The Life She Was Given by Ellen Marie Wiseman– 304 pages
On a summer evening in 1931, Lilly Blackwood glimpses circus lights from the grimy window of her attic bedroom. Lilly isn’t allowed to explore the meadows around Blackwood Manor. She’s never even ventured beyond her narrow room. Momma insists it’s for Lilly’s own protection, that people would be afraid if they saw her. But on this unforgettable night, Lilly is taken outside for the first time–and sold to the circus sideshow.
More than two decades later, nineteen-year-old Julia Blackwood has inherited her parents’ estate and horse farm. For Julia, home was an unhappy place full of strict rules and forbidden rooms, and she hopes that returning might erase those painful memories. Instead, she becomes immersed in a mystery involving a hidden attic room and photos of circus scenes featuring a striking young girl.
My Review: 4 stars
The Life She Was Given completely opened my eyes to circus life in an entirely new way. Although I’ve never been to an actual circus, I’ve read about them in some great novels and seen them portrayed in movies and TV. This book took me into the circus sideshows, which I’m certain I’d never elect to see, so this was the ideal option. As I’m typing this, my husband, who has no idea what I writing about, just shared that today (5/21/17), was the last ever Ringling and Barnum and Bailey Circus ever to perform. Coincidence, or what?

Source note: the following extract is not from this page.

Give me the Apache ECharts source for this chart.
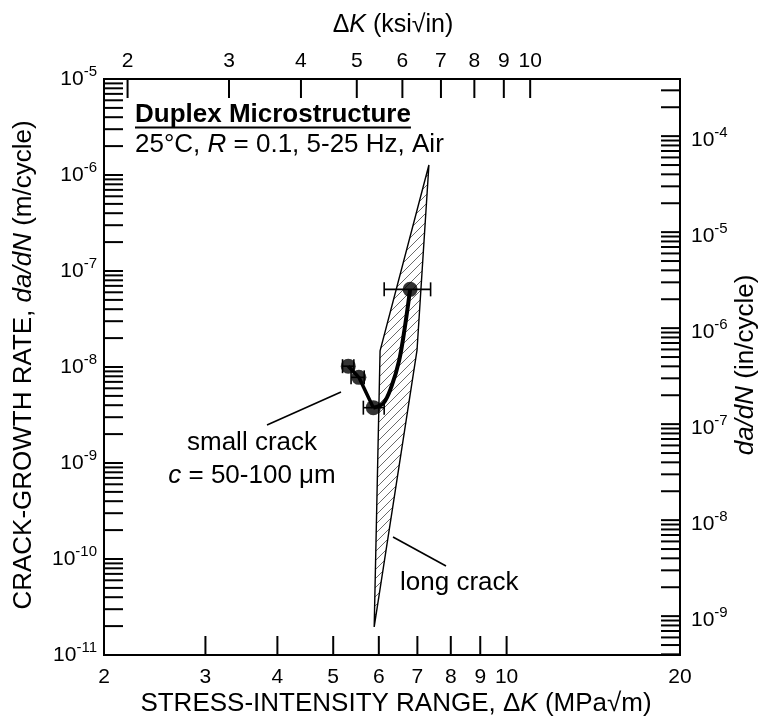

With dual storylines that created a good mystery and a gripping plot, this book had a lot going for it. One storyline was about the so-called freaks in the sideshow of a circus, namely Lilly Blackwood. The other was from Julia Blackwood, who’s trying to unfold the secrets she unearths from the home she’d runaway from. This home, Blackwood Manor, actually holds all the pieces of the puzzle. If only it could speak.
Of course, the stories were woven together perfectly so that the reader knew they’d eventually connect, but never knew just how they’d mesh together. There were moments of the book that worked perfectly in fiction. I always fall for hidden attics, who lives there and why; it’s a perfect start to a novel. It’s always a treat when animals and characters connect on an almost psychic level, I believe it’s a true phenomenon and love when it’s brought up in fiction. Also religious extremism, secrets, animal abuse, child abuse, romance and friendship were all deftly explored throughout the novel.
I’ve enjoyed each of Ms. Wiseman’s novels. She continually creates strong women as characters who fight for what is right. Each novel is entirely different, yet they’ll leave you richer for what you’ve learned in each book. You can check them out here: The Plum Tree, What She Left Behind and Coal River.
Quotes I liked:
People get mad at animals for acting like animals all the time.”
-“A gust of stale air brushed over her face as if the house were exhaling after decades of holding its breath.”
-“Life was too big and too short and too important to talk about the lack of rain or the latest gossip. She wanted to know how people felt about themselves and one another, whether they were happy or sad. She wanted to know what made them feel loved and what hurt them to the core. She wanted to know about their past, how they got where they were, and their relationships with their mothers and fathers and siblings. She wanted to know if she was the only mixed-up person in the world who felt completely and utterly alone.”